» **Task to complete**
Print the material below exactly as it stands, please, from its first line to the line holding "the right-hand horizontal.", with no pictures.

** Start of Data for this task **

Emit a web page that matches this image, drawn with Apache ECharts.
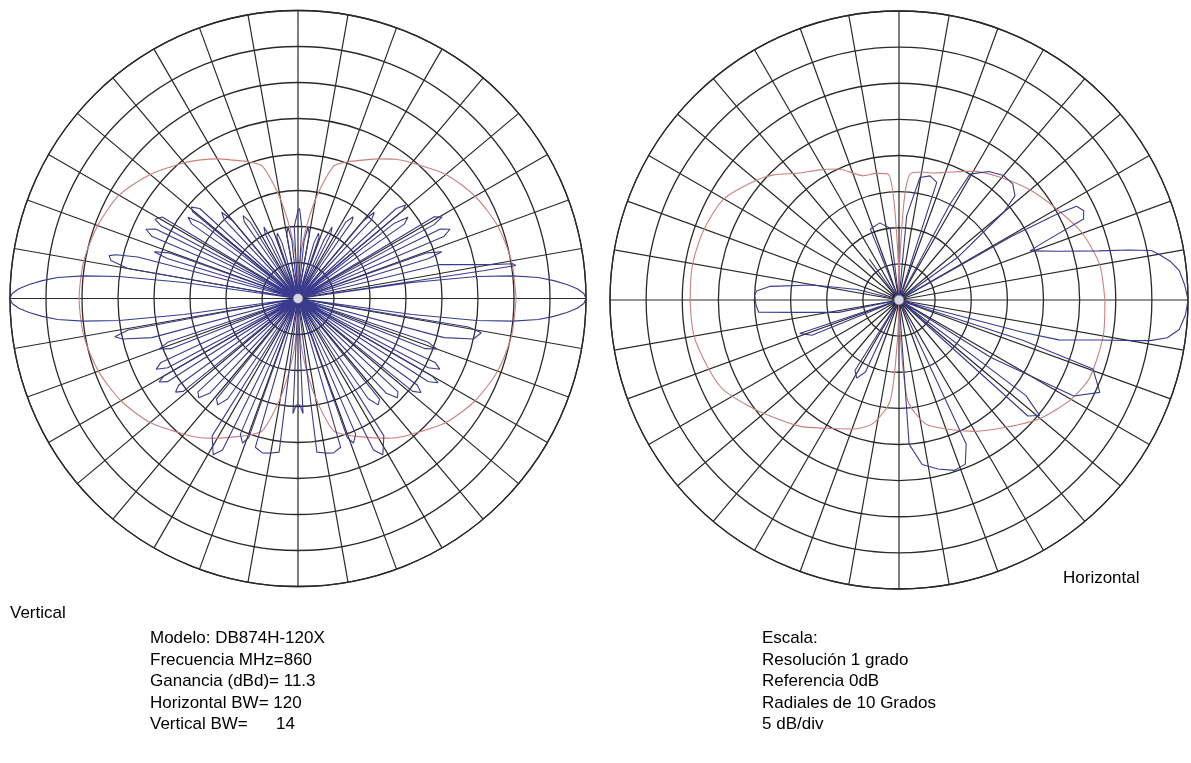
<!DOCTYPE html>
<html>
<head>
<meta charset="utf-8">
<title>DB874H-120X</title>
<script src="https://cdn.jsdelivr.net/npm/echarts@6/dist/echarts.min.js"></script>
<style>
  html, body { margin: 0; padding: 0; background: #ffffff; }
  #chart { width: 1191px; height: 763px; }
</style>
</head>
<body>
<div id="chart"></div>
<script>
// Radiation patterns of the DB874H-120X antenna, 5 dB per ring, 0 dB reference on the outer ring.
// Angles in degrees, counter-clockwise from the right-hand horizontal.

// Vertical plane - co-polar (blue)
const vBlueDeg = [0,1,2,3,4,5,6,7,8,8.8,
  8.5,8.6,9.2,10,12,13.5,14.5,
  15.5,17,18,19.5,20.5,
  21.5,23,24.5,26,27,
  27.5,28.5,29.5,31,32,
  33,35,36.5,38,38.5,
  39,40,41,42.5,43.5,
  45,47,48.5,50,51,
  53,55,56,58,59,
  61,63,64.5,66,67,
  69,71,72.5,74,75,
  77,80,82,84,85,87,89,90,
  91,93,95,96,98,100,103,
  105,106,107.5,109,111,
  113,114,115.5,117,119,
  121,122,123.5,125,127,
  129,130,131.5,133,135,
  136.5,137.5,139.4,140.5,141,
  141.5,142,143.5,145,147,
  148,149,151,152,152.5,
  153,154,155.5,157,158.5,
  159.5,160.5,162,163,164.5,
  165,165.5,166.5,167.2,168.5,170,171,
  171.2,172,173,174,175,176,177,178,179,180,
  181,182,183,184,185,186,187,188,188.8,
  189.5,190.5,191.8,193,195,196,
  197,198.5,200,201.5,202.5,
  203.5,205,206.5,208,209,
  209.5,210,211,212.5,213.5,
  214.5,216,217.4,219,220,
  221,223,225,227,228,
  229.5,231,233,235,236,
  236.5,238,241.5,243.5,244.5,
  245.5,247,249,250.5,251.5,
  252,254,257,260,263,265,
  266,267.5,269,270,271,272.5,274,
  275,277,280,283,286,288,
  288.5,289.5,291,293,294.5,
  295.5,296.5,298.5,302,303.5,
  304,305,307,309,310.5,
  312,313,315,317,319,
  320,321,322.6,324,325.5,
  326.5,327.5,329,330,330.5,
  331,332,333.5,335,336.5,
  337.5,338.5,340,341.5,343,
  344,345,347,349.4,350.5,351,
  351.2,352,353,354,355,356,357,358,359,360];
const vBlueDb = [0,-0.3,-1.2,-2.6,-4.4,-6.5,-10,-15,-24,-40,
  -14,-9.4,-9.8,-12.9,-17.4,-19.8,-40,
  -40,-21,-19,-21,-40,
  -40,-18,-16.8,-18,-40,
  -40,-18.5,-17,-18,-40,
  -40,-22,-21,-23,-40,
  -40,-21,-20.2,-21.5,-40,
  -40,-25,-24,-26,-40,
  -40,-27,-26.3,-27.5,-40,
  -40,-30,-29,-31,-40,
  -40,-31,-30.5,-32,-40,
  -40,-31,-30,-32,-40,-30,-27.5,-27.8,
  -28,-30,-40,-32,-30,-31,-40,
  -40,-32,-30.5,-31,-40,
  -40,-31,-29,-30,-40,
  -40,-27.5,-26.2,-27,-40,
  -40,-26,-24,-25,-40,
  -40,-21.5,-20.5,-21,-40,
  -40,-23,-21,-22,-40,
  -40,-18,-17.3,-18.5,-40,
  -40,-18,-16.8,-18,-40,
  -40,-21,-19,-21,-40,
  -40,-17,-14,-13.1,-13.5,-16,-40,
  -40,-24,-15,-10,-6.5,-4.4,-2.6,-1.2,-0.3,0,
  -0.3,-1.2,-2.6,-4.4,-6.5,-10,-15,-24,-40,
  -40,-16,-14,-15,-19,-40,
  -40,-21,-19.5,-21,-40,
  -40,-19,-18,-19.5,-40,
  -40,-18.5,-17.5,-18.5,-40,
  -40,-19.5,-18.6,-19.5,-40,
  -40,-21,-20.5,-22,-40,
  -40,-22,-21.5,-23,-40,
  -40,-17.5,-15.3,-16.5,-40,
  -40,-19.5,-18.5,-19.5,-40,
  -40,-18.5,-18,-18.2,-18.5,-40,
  -40,-24,-25.2,-25.2,-25.2,-24,-40,
  -40,-18.5,-18.2,-18,-18.5,-40,
  -40,-19.5,-18.5,-19.5,-40,
  -40,-16.5,-15.3,-17.5,-40,
  -40,-23,-21.5,-22,-40,
  -40,-22,-20.5,-21,-40,
  -40,-19.5,-18.5,-19.5,-40,
  -40,-18.5,-17.3,-18.5,-40,
  -40,-19.5,-18,-19,-40,
  -40,-21,-19.5,-21,-40,
  -40,-19,-15,-14.1,-16,-40,
  -40,-24,-15,-10,-6.5,-4.4,-2.6,-1.2,-0.3,0];

// Vertical plane - cross-polar (red)
const vRedDeg = [0,10,20,30,40,50,55,60,65,70,75,80,85,88,90,
  92,95,100,105,110,115,120,125,130,140,150,160,170,180,
  190,200,210,220,230,235,240,245,250,255,260,265,268,270,
  272,275,280,285,290,295,300,305,310,320,330,340,350,360];
const vRedDb = [-9.7,-9.9,-10.5,-11.6,-13.2,-15.4,-16.4,-17.6,-18.8,-19.8,-21,-26,-32,-36.5,-40,
  -36.5,-32,-26,-21,-19.8,-18.8,-17.6,-16.5,-15.4,-13.2,-11.3,-10.4,-9.8,-9.6,
  -9.8,-10.5,-11.6,-13.2,-15.4,-16.4,-17.6,-18.8,-19.8,-21,-26,-32,-36.5,-40,
  -36.5,-32,-26,-21,-19.8,-18.8,-17.6,-16.4,-15.4,-13.2,-11.6,-10.5,-9.9,-9.7];

// Horizontal plane - co-polar (blue)
const hBlueDeg = [0,3,6,8,10,11.1,12.3,13.8,17,20.5,21.5,23.7,25.8,27.8,28.5,29.5,30.5,
  33,36,40,42,45.6,50,55,60.6,62,64,
  68,72.2,76,80.3,84.8,86,
  93,97,104,112,115,
  120,126,132,
  162,166,170,174,176.3,178,180,182,185,187,191.6,194,
  196,198.6,202,205,
  230,238,241.6,245,248,
  271,274,278,283,288,292,295,297,
  312,318,320.6,323,326,
  328,331.2,335.3,340.4,342,343,
  345.4,346,348.7,350.3,350.8,352,354,357,360];
const hBlueDb = [0,-0.4,-1,-2,-3.5,-4.4,-7.5,-11.5,-16.9,-20.6,-19,-12.1,-11.6,-12.2,-15,-22,-40,
  -40,-30,-21,-18.4,-17.5,-17.5,-18.3,-20,-25,-40,
  -40,-22.9,-22.3,-22.8,-28.3,-40,
  -40,-30,-29,-29.4,-40,
  -40,-33,-40,
  -40,-34,-28,-22,-20.3,-20,-20.1,-20.2,-20.5,-26,-31.5,-40,
  -40,-25.5,-27,-40,
  -40,-28.5,-27.7,-29,-40,
  -40,-20,-17,-16,-15.2,-15.5,-18,-40,
  -40,-16,-14.8,-18,-40,
  -25,-12.4,-9.4,-11.5,-22,-40,
  -22.2,-17.2,-11.7,-6.6,-4.8,-2.5,-1,-0.3,0];

// Horizontal plane - cross-polar (red)
const hRedDeg = [0,10,20,30,40,50,60,70,75,80,85,87,89,90,
  91,93,95,100,106,115,122,128,135,140,150,160,170,180,
  190,200,207,215,222,232,240,250,258,265,268,270,
  272,275,282,290,300,310,320,330,338,350,360];
const hRedDb = [-11.5,-11.8,-13,-14.8,-16.3,-17.9,-19.4,-21.2,-21.8,-22,-22.5,-26,-35,-40,
  -35,-26,-22.5,-22.2,-22.1,-20,-18.8,-17.7,-15.5,-14.2,-12,-11.3,-11,-11.1,
  -11.2,-12,-12.7,-14.5,-16,-17.8,-19.5,-21,-22.5,-26,-35,-40,
  -35,-26,-22.5,-21,-19,-17,-14.5,-12.5,-11.5,-11.3,-11.5];

// Ring values (dB) and radial spacing (degrees)
const dbMin = -40, dbMax = 0, dbStep = 5, radialStep = 10;

const gridColor = '#2a2a2a';
const blueColor = '#3a3a8e';
const redColor = '#c98080';
const textFont = 'Arial, "Liberation Sans", sans-serif';

function pairs(deg, db) { return deg.map((a, i) => [db[i], a]); }

function angleAxis(idx) {
  return {
    polarIndex: idx, type: 'value', min: 0, max: 360, interval: radialStep,
    startAngle: 0, clockwise: false,
    axisLine: { show: true, lineStyle: { color: gridColor, width: 1.3 } },
    axisTick: { show: false }, axisLabel: { show: false },
    splitLine: { show: true, lineStyle: { color: gridColor, width: 1.2 } }
  };
}
function radiusAxis(idx) {
  return {
    polarIndex: idx, type: 'value', min: dbMin, max: dbMax, interval: dbStep,
    axisLine: { show: false }, axisTick: { show: false }, axisLabel: { show: false },
    splitLine: { show: true, lineStyle: { color: gridColor, width: 1.3 } }
  };
}
function trace(idx, data, color, z, smooth) {
  return {
    type: 'line', coordinateSystem: 'polar', polarIndex: idx, data: data,
    showSymbol: false, symbol: 'none', smooth: smooth, z: z,
    lineStyle: { color: color, width: 1.1 }, silent: true
  };
}
function hub(idx) {
  return {
    type: 'scatter', coordinateSystem: 'polar', polarIndex: idx,
    data: [[dbMin, 0]], symbol: 'circle', symbolSize: 10, z: 10, silent: true,
    itemStyle: { color: '#ffffff', borderColor: '#555577', borderWidth: 1 }
  };
}

const infoLeft = ['Modelo: DB874H-120X', 'Frecuencia MHz=860', 'Ganancia (dBd)= 11.3',
  'Horizontal BW= 120', 'Vertical BW=      14'];
const infoRight = ['Escala:', 'Resolución 1 grado', 'Referencia 0dB',
  'Radiales de 10 Grados', '5 dB/div'];

function label(text, x, y) {
  return { type: 'text', left: x, top: y, silent: true,
    style: { text: text, fill: '#000', font: '17px ' + textFont } };
}

const graphics = [label('Vertical', 10, 605), label('Horizontal', 1063, 570)];
infoLeft.forEach((t, i) => graphics.push(label(t, 150, 630 + i * 21.5)));
infoRight.forEach((t, i) => graphics.push(label(t, 762, 630 + i * 21.5)));

const chart = echarts.init(document.getElementById('chart'), null, { renderer: 'canvas' });
chart.setOption({
  animation: false,
  backgroundColor: '#ffffff',
  polar: [
    { center: [298, 298.5], radius: 288 },
    { center: [899, 300], radius: 289 }
  ],
  angleAxis: [angleAxis(0), angleAxis(1)],
  radiusAxis: [radiusAxis(0), radiusAxis(1)],
  series: [
    trace(0, pairs(vRedDeg, vRedDb), redColor, 3, 0.25),
    trace(0, pairs(vBlueDeg, vBlueDb), blueColor, 4, false),
    hub(0),
    trace(1, pairs(hRedDeg, hRedDb), redColor, 3, 0.25),
    trace(1, pairs(hBlueDeg, hBlueDb), blueColor, 4, false),
    hub(1)
  ],
  graphic: graphics
});
</script>
</body>
</html>
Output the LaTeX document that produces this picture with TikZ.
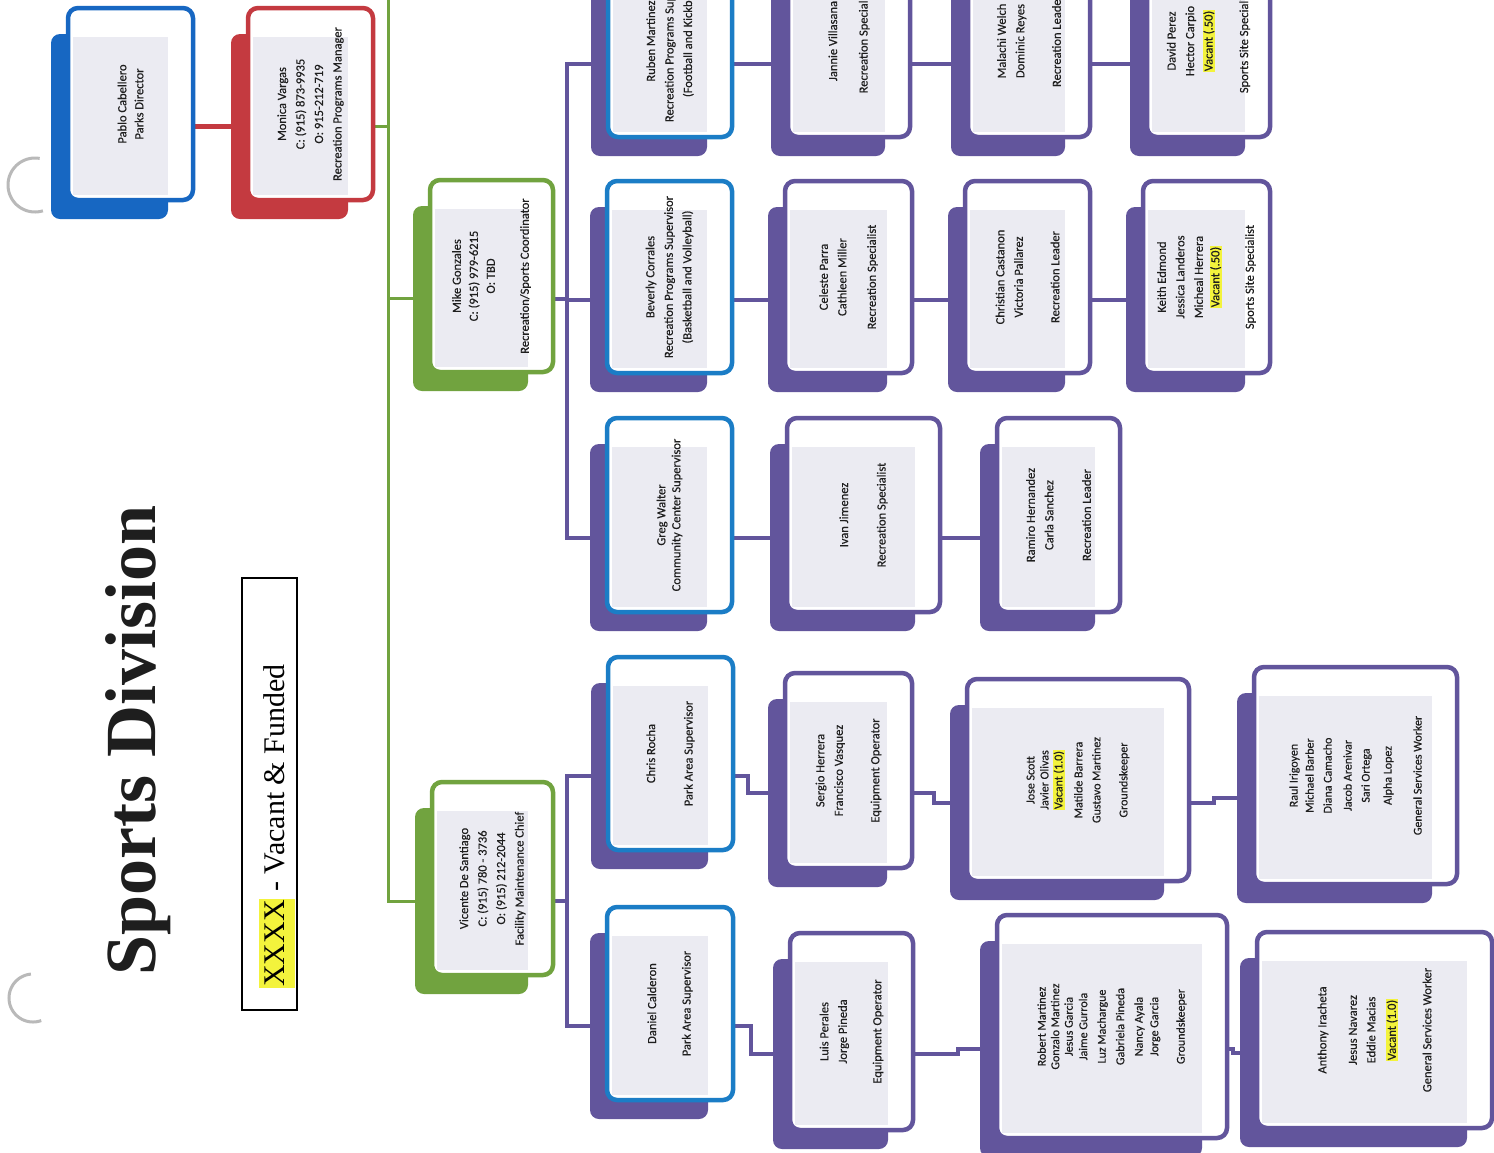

** End of Data for this task **

» **Final result**
Emit a web page that matches this image, drawn with Apache ECharts.
<!DOCTYPE html>
<html>
<head>
<meta charset="utf-8">
<title>DB874H-120X</title>
<script src="https://cdn.jsdelivr.net/npm/echarts@6/dist/echarts.min.js"></script>
<style>
  html, body { margin: 0; padding: 0; background: #ffffff; }
  #chart { width: 1191px; height: 763px; }
</style>
</head>
<body>
<div id="chart"></div>
<script>
// Radiation patterns of the DB874H-120X antenna, 5 dB per ring, 0 dB reference on the outer ring.
// Angles in degrees, counter-clockwise from the right-hand horizontal.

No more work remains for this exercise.